Often the first season or so of anything is when the creators have the relative freedom to push a little, because the corporate types aren’t watching as closely (e.g. _The Simpsons_).
bicycle Hussein paladin 04.09.08 at 1:25 pm
Sesame Street is a public TV show and only runs on public TV stations in the US, which don’t have commercials in the traditional sense. They do have breaks at the beginning and end and possibly middle of shows that advertise the stations other programs and name their larger corporate donors.
Buck Theorem 04.09.08 at 3:22 pm
Ejh – ah, it was Channel4 (I couldn’t recall if it was CH4 or ITV). I remember a really good article on Sesame Street in The Times Sunday supplement, or magazine, I think, in the late 90s: it was there I distictly recall it stating that the owners wouldn’t distribute the show if it was broken down with commercials, because the short skit format could be mistaken as one and the same with ads by young viewers. I remember being very impressed with this, which is why I remember it, as I was with its stating that the show as the most heavily researched in terms of its impact and interpretation by its young target audience. My inclination was to think the same as you – surely they wouldn’t have run a whole hour without? But I really don’t have a sure enough memory to remember the show with or without.
That the show has such an international presence still is a real surprise to me.
Frances 04.09.08 at 4:03 pm
Just because: being deprived of good Flemish/Belgian television I grew up on Dutch Sesamstraat.
I adored Pino (a big blue bird — years later I discovered the yellow Big Bird, next to Pino he’s just lame) and Ieniemienie (a mouse and female!) and Tommie (a cuddly bear). The other muppets referenced in the link weren’t around when I watched in the 80s.
This version of Sesame Street was so very Dutch that it took me a bit of adjusting when I realised that Bert and Ernie were American and that Pino had a yellow cousin. I still prefer “our” version with the stories of Dikkie Dik and Sien and Meneer Aart.
Bloix 04.09.08 at 4:27 pm
Sharon #15- good question. The answer is that parents are familiar with the way that imaginative play works and enter into it with their children all the time, so that they have no difficulty accepting a world in which characters who are mental and emotional children also live without parents and take care of their own needs.
The problem arises when viewers who are not parents or children watch the show and see two characters who live together, share a bedroom and a bathroom (although not a bed), and have no parents or other adult supervision. What, no parents? They must be adult men. Share a bedroom? They must be gay.
But that’s not how a child’s mind works. The shared bedroom for a child implies a sibling relationship. And the interaction between Bert and Ernie is like the interaction between a self-important first-born child with his impish younger brother.

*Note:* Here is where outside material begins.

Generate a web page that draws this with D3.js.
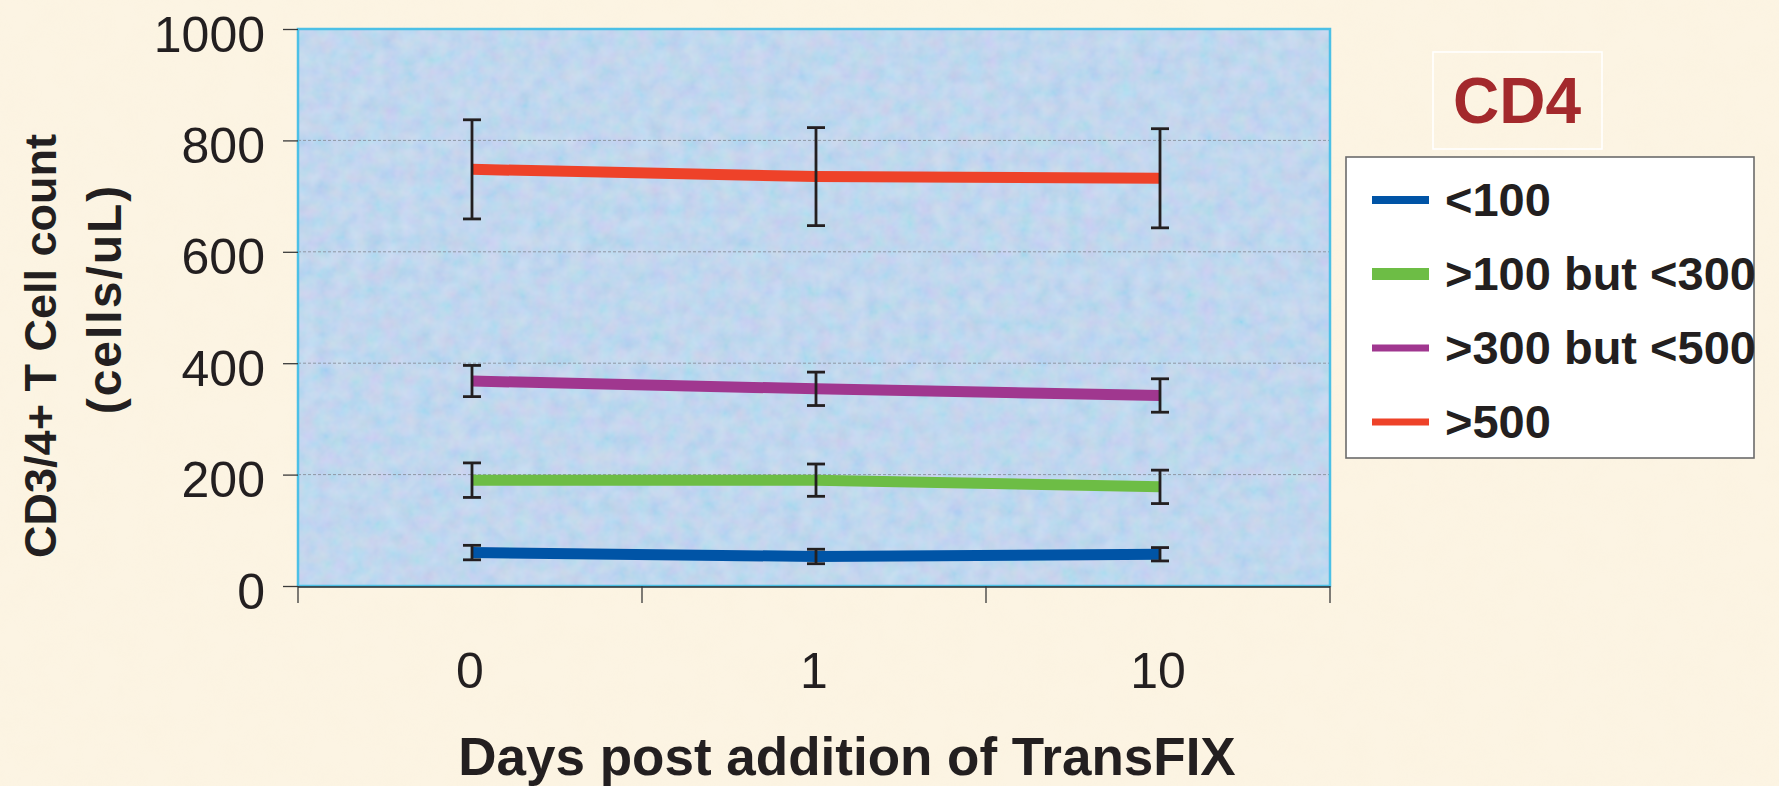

Bert and Ernie are not presented as actual brothers, presumably because the show does not want the audience to think about the specifics of the relationship – if they are brothers, where is the mommy? But the emotional connection between the two is a sibling connection, not a sexual or romantic one.
Spoon 04.09.08 at 4:44 pm
I read a report last year on Canadian Sesame Street (called Sesame Place), which attempted to teach kids Canadian values. That meant replacing any segments where American money was used, teaching French words instead of Spanish words, etc. (Report’s online here.
Additionally, there’s an interesting documentary that came out in 2006 called “The World According to Sesame Street” that deals with the glocalization of Sesame.
Dave 04.09.08 at 6:05 pm
It is an interesting question whether the imputation of homosexuality is an expression of laudable openness to the variability of sexualities, or an indication that the public mind has developed a [perhaps unhealthily?] sexualised interpretation of ALL close relationships in the last 30-odd years…
mikesdak 04.09.08 at 6:35 pm
I worked in the control room at a PBS station for 7 years, and got to sit through Sesame Street every day. For me the big decline was when they turned half the show over to Elmo, although the general sanitizing of the show over the years was disappointing as well. It seemed to coincide with Jim Henson’s Muppets going more mainstream with their own show and movies. Henson always had a mischievious edge that I think they lack on the current Sesame Street. #10 p.o’neiil’s reference to Kermit as a reporter is a prime example. That was a Henson bit that was used extensively on The Muppet Show.
Ah,the Muppet Show. The episode with Peter Sellers is just about as good as TV comedy ever gets.
Adrock 04.09.08 at 8:16 pm
Yep, its the Elmo factor. Half the damn show now.
Russell Arben Fox 04.09.08 at 8:42 pm
Absolutely. For many reasons already mentioned, Sesame Street had been looking for a way to hook into the barely-past-toddler crowd for a while, but the emergence of Elmo surpassed even I think their own wildest dreams in that regard. He’s taken over the show, draining it of so much that used to make it fun (and, I would insist, better for kids than the pedagogical monotomy it has become).
Mrs Tilton 04.09.08 at 9:43 pm
For German-speakers who enjoy really tasteless humour, here are Bernie & Ert.
Russell Arben Fox 04.09.08 at 10:42 pm
More Sesame Street thoughts and links here.
vivian 04.10.08 at 1:45 am
Those Bernie und Ert videos are hilarious, and I only know the occasional German word. Creepily good impressions of Frank Oz and Jim Henson’s gestures though.
Shelby 04.10.08 at 4:42 pm
So here I am, scrolling down CT past posts on transplants, and on Sesame Street, and I find one on transplanting Sesame Street. Is this deconstructionist blogging?
yugenue 04.10.08 at 5:49 pm
A friend of mine took her kid to Sesame Street Live, maybe 10 years ago now, and while the kid had a great time, my friend spent a good deal of the show crying.
When we talked about it later on, she said that she just couldn’t handle how vivid the change in the show had become and how old that made her feel.
“Elmo was everywhere. Everywhere! And Grover, whom I used to love, was just one more background character!”
Grover (the hapless and hilarious– the singing telegrams! upstairs downstairs!), cookie monster, Oscar, and Ernie were definitely my favorites when I watched SS as a kid. I remember being sad when everyone could see the Snuffleupagus, too. I was so intrigued when only Big Bird could see him.